Lo que menos quieren los corruptos y sus amigos es que el
país reanude el crecimiento; los privaría del apoyo que confían en conseguir de
los que hasta hace poco suponían que el rumbo elegido por el Gobierno era el
indicado pero que, a causa de la abrupta devaluación del peso decretada por los
mercados y la suba generalizada de precios que la corrida resultante ocasionó,
se sienten tan defraudados por lo sucedido que fantasean con regresar al país
de antes en que les era más fácil llegar a fin de mes.

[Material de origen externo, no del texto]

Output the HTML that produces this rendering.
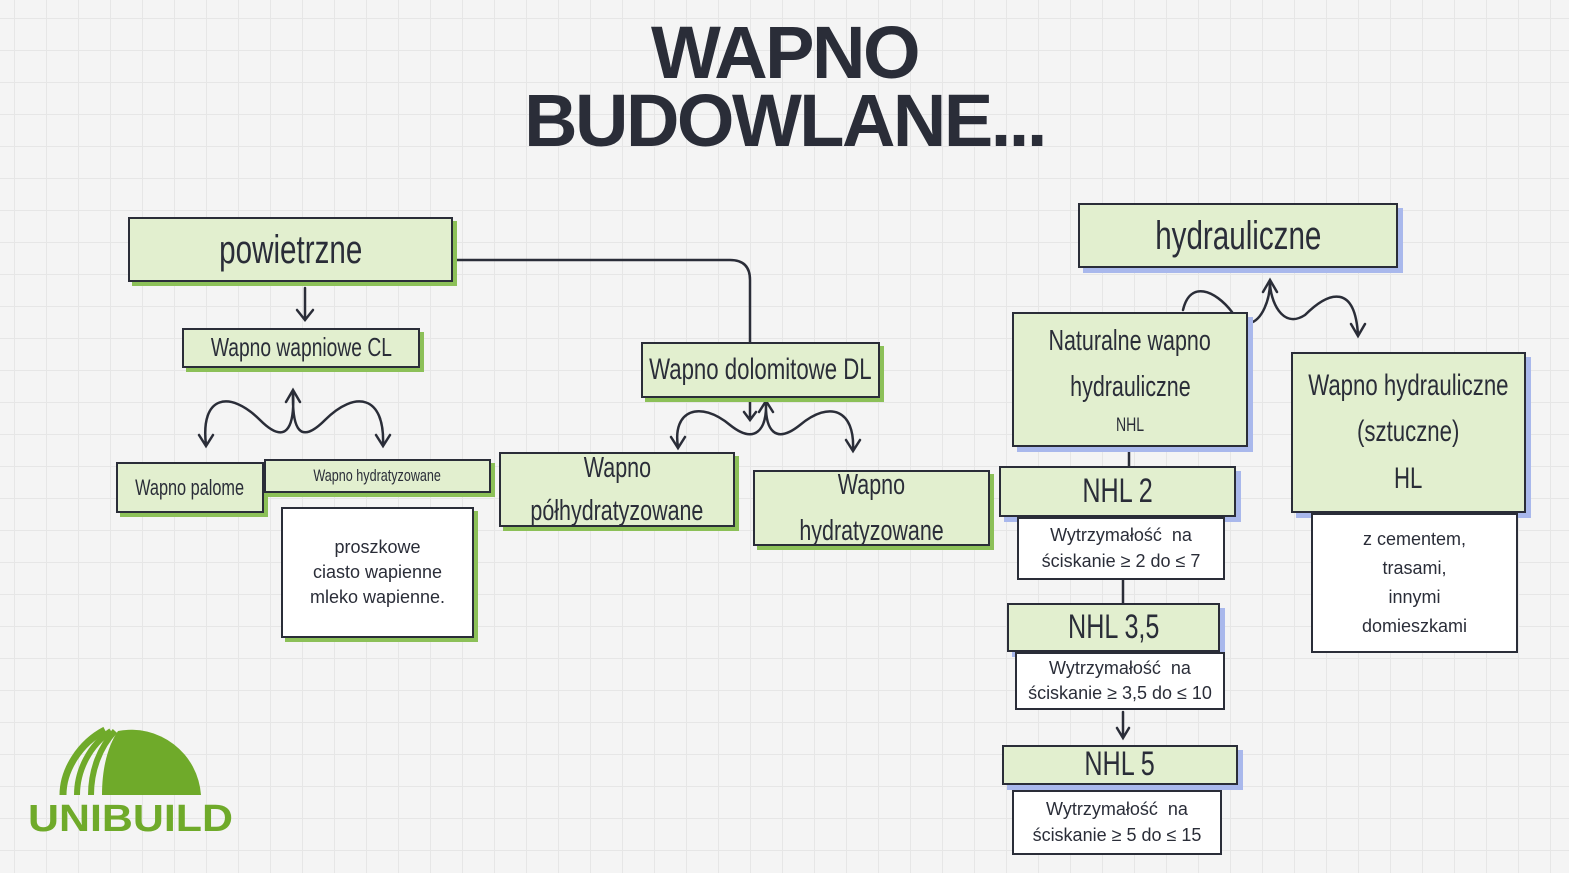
<!DOCTYPE html>
<html><head><meta charset="utf-8"><style>
*{margin:0;padding:0;box-sizing:border-box}
body{width:1569px;height:873px;position:relative;overflow:hidden;background:#f4f4f4;
background-image:linear-gradient(#e6e6e6 1px,transparent 1px),linear-gradient(90deg,#e6e6e6 1px,transparent 1px);background-size:32px 32px;background-position:14px 18px;
font-family:"Liberation Sans",sans-serif;color:#2a2d38}
.b{position:absolute;background:#e2efcf;border:2.5px solid #2a2d38;box-shadow:4px 4px 0 #8cc058;display:flex;flex-direction:column;align-items:center;justify-content:center;text-align:center;line-height:1.45;white-space:nowrap}
.b div,.b>span{display:block;transform:scaleX(.74)}
.bl{box-shadow:5px 5px 0 #a9b8ec}
.w{position:absolute;background:#fff;border:2.5px solid #2a2d38;display:flex;flex-direction:column;align-items:center;justify-content:center;text-align:center;font-size:18px;line-height:1.4;white-space:nowrap}
.t{position:absolute;left:0;width:1569px;text-align:center;font-weight:bold;font-size:74px;letter-spacing:-2.5px;color:#2a2d38}
</style></head><body>
<div class="t" style="top:10px">WAPNO</div>
<div class="t" style="top:78px">BUDOWLANE...</div>

<svg style="position:absolute;left:0;top:0" width="1569" height="873" fill="none" stroke="#2a2d38" stroke-width="2.5" stroke-linecap="round">
<path d="M455 260 H730 Q750 260 750 280 V342"/>
<path d="M305 288 V320 M297 310 L305 320 L313 310"/>
<path d="M206 445 C200 395 230 390 260 420 C285 445 295 430 293 392 C292 430 300 445 325 420 C355 390 385 395 383 445"/>
<path d="M199 435 L206 446 L213 435 M286 402 L293 390 L300 402 M376 435 L383 446 L390 435"/>
<path d="M678 447 C672 410 700 400 730 425 C755 445 767 430 766 402 C765 430 775 445 800 425 C830 400 855 410 853 450"/>
<path d="M671 437 L678 448 L685 437 M759 412 L766 401 L773 412 M846 440 L853 451 L860 440"/>
<path d="M750 398 V420 M744 412 L750 420 L756 412"/>
<path d="M1183 310 C1190 280 1215 290 1232 312 M1250 323 C1262 320 1270 300 1270 282 C1270 300 1282 330 1305 315 C1330 290 1355 285 1358 335"/>
<path d="M1263 292 L1270 280 L1277 292 M1351 324 L1358 336 L1365 324"/>
<path d="M1129 450 V466 M1123 580 V603 M1123 712 V737 M1117 728 L1123 738 L1129 728"/>
</svg>

<div class="b" style="left:128px;top:217px;width:325px;height:65px;font-size:40px"><span>powietrzne</span></div>
<div class="b" style="left:182px;top:328px;width:238px;height:40px;font-size:26px"><span>Wapno wapniowe CL</span></div>
<div class="b" style="left:641px;top:342px;width:239px;height:56px;font-size:30px"><span>Wapno dolomitowe DL</span></div>
<div class="b bl" style="left:1078px;top:203px;width:320px;height:65px;font-size:40px"><span>hydrauliczne</span></div>
<div class="b bl" style="left:1012px;top:312px;width:236px;height:135px;font-size:29px;line-height:1.6"><div>Naturalne wapno</div><div>hydrauliczne</div><div style="font-size:19px">NHL</div></div>
<div class="b bl" style="left:1291px;top:352px;width:235px;height:161px;font-size:30px;line-height:1.55"><div>Wapno hydrauliczne</div><div>(sztuczne)</div><div>HL</div></div>
<div class="w" style="left:1311px;top:513px;width:207px;height:140px;line-height:1.6">z cementem,<br>trasami,<br>innymi<br>domieszkami</div>
<div class="b" style="left:116px;top:462px;width:148px;height:51px;font-size:22px"><span>Wapno palome</span></div>
<div class="b" style="left:264px;top:459px;width:227px;height:34px;font-size:17px"><span>Wapno hydratyzowane</span></div>
<div class="w" style="left:281px;top:507px;width:193px;height:131px;box-shadow:4px 4px 0 #8cc058">proszkowe<br>ciasto wapienne<br>mleko wapienne.</div>
<div class="b" style="left:499px;top:452px;width:236px;height:75px;font-size:29px;line-height:1.45"><div>Wapno</div><div>półhydratyzowane</div></div>
<div class="b" style="left:753px;top:470px;width:237px;height:76px;font-size:29px;line-height:1.6"><div>Wapno</div><div>hydratyzowane</div></div>
<div class="b bl" style="left:999px;top:466px;width:237px;height:51px;font-size:34px"><span>NHL 2</span></div>
<div class="w" style="left:1017px;top:517px;width:208px;height:63px">Wytrzymałość&nbsp; na<br>ściskanie ≥ 2 do ≤ 7</div>
<div class="b bl" style="left:1007px;top:603px;width:213px;height:49px;font-size:34px"><span>NHL 3,5</span></div>
<div class="w" style="left:1015px;top:652px;width:210px;height:58px">Wytrzymałość&nbsp; na<br>ściskanie ≥ 3,5 do ≤ 10</div>
<div class="b bl" style="left:1002px;top:745px;width:236px;height:40px;font-size:34px"><span>NHL 5</span></div>
<div class="w" style="left:1012px;top:790px;width:210px;height:65px">Wytrzymałość&nbsp; na<br>ściskanie ≥ 5 do ≤ 15</div>

<svg style="position:absolute;left:28px;top:725px" width="210" height="110">
<g transform="translate(-28,0)">
<path d="M102 70 C102 45 107 22 118 6 A70 70 0 0 1 201 70 Z" fill="#6faa2a"/>
<path d="M63 70 C63 45 80 18 105 5" stroke="#6faa2a" stroke-width="7" fill="none"/>
<path d="M77 70 C77 45 90 20 111 6" stroke="#6faa2a" stroke-width="6" fill="none"/>
<path d="M91 70 C91 45 100 22 115 6" stroke="#6faa2a" stroke-width="6" fill="none"/>
</g>
<text x="0" y="106" font-family="Liberation Sans,sans-serif" font-weight="bold" font-size="38" fill="#6faa2a" textLength="205" lengthAdjust="spacingAndGlyphs">UNIBUILD</text>
</svg>
</body></html>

Por su parte, Macri no puede sino esperar que la ofensiva en
contra de la corrupción sea la base de un nuevo relato que contribuya a hacer
menos angustiosa la situación económica que, huelga decirlo, se vio agravada
enormemente por la pérdida de los miles de millones de dólares que afanaron los
kirchneristas y, más aún, por la voluntad de los gobiernos de Néstor y Cristina
de subordinar todo a sus propias prioridades recaudatorias al repartir
contratos jugosos entre sus empleados, testaferros y empresarios venales
dispuestos a colaborar, sin preocuparse en absoluto por lo que efectivamente
harían tales cómplices, ya que lo único que querían era que continuaran
enviándoles todos los días valijas repletas de dólares, euros y otros objetos
de valor.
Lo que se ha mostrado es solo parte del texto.